Potato Pancakes with Sour Cream and Applesauce
Potato pancakes are traditionally served to celebrate the Jewish holiday of Hanukkah, but they can be enjoyed year-round. For the best result, use starchy russet potatoes and be sure to shred them on the biggest holes of a box grater or with the medium or coarse shredding blade of a food processor to ensure large shreds that will cook up into crisp pancakes.
For the applesauce:
- 4 or 5 large, sweet apples, such as Rome Beauty or Baldwin, 2 to 3 lb. total, peeled, quartered and cored
- 3/4 cup apple cider or water
- 1/4 tsp. ground cinnamon
- 1/4 to 1/2 cup sugar
- Fresh lemon juice, to taste
- 2 lb. russet potatoes
- 1/2 yellow onion, finely grated
- 2 eggs, lightly beaten
- 2 Tbs. sour cream
- 3/4 tsp. salt
- 1/4 tsp. freshly ground pepper
- Canola or corn oil for frying
- 1 cup sour cream
To make the applesauce, in a large, heavy nonreactive saucepan over low heat, combine the apples and cider. Cook, stirring once or twice, until the apples are very tender, 20 to 30 minutes.

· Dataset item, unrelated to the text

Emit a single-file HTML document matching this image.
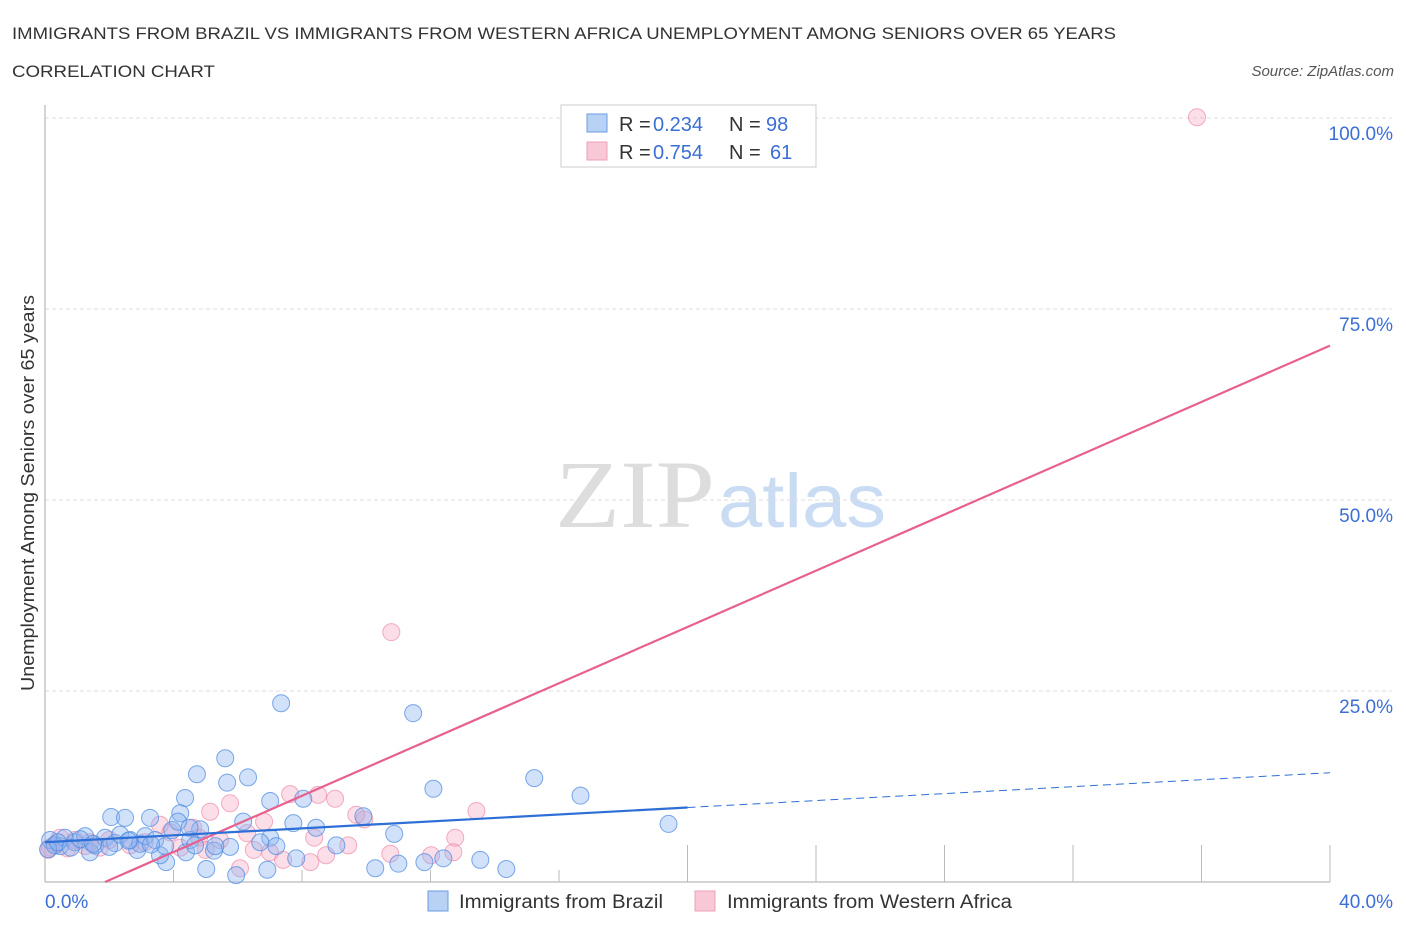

Drain the apples, reserving the liquid. Pass the apples through a food mill into a bowl. Alternatively, puree the apples in a food processor and transfer to a bowl. Stir in the cinnamon, sugar, lemon juice and about 1/4 cup of the cooking liquid, or as needed to achieve a good consistency. The applesauce can be stored in an airtight container in the refrigerator for up to 3 days.
Preheat an oven to 250°F.
Peel the potatoes and then shred them on the coarsest holes of a box grater. Enclose half of the grated potatoes in a clean dish towel and twist the towel to press out as much liquid as possible. Repeat with the remaining grated potatoes. Place the potatoes in a large bowl and add the onion, eggs, sour cream, salt and pepper. Using a wooden spoon, stir to blend.
Line an ovenproof platter with paper towels. In a heavy fry pan over medium heat, pour oil to a depth of 1/4 inch and heat to 365°F on a deep-frying thermometer.
For each pancake, ladle 1/4 cup of the potato mixture onto the hot surface. Cook the pancakes until brown and crisp, about 2 minutes. Using a slotted spoon, carefully turn the pancakes over and cook until brown and crisp on the other side, about 2 minutes. Using the slotted spoon, transfer the pancakes to the paper towel-lined platter and place in the oven to keep warm; do not cover the pancakes or they will get soggy. Repeat with the remaining potato mixture to make about 18 pancakes. The pancakes can be kept warm in the oven for 20 minutes.
Serve immediately, accompanied by the sour cream and applesauce. Serves 6.
Adapted from Williams-Sonoma Essentials of Breakfast and Brunch, by Georgeanne Brennan, Elinor Klivans, Jordan Mackay and Charles Pierce (Oxmoor House, 2007).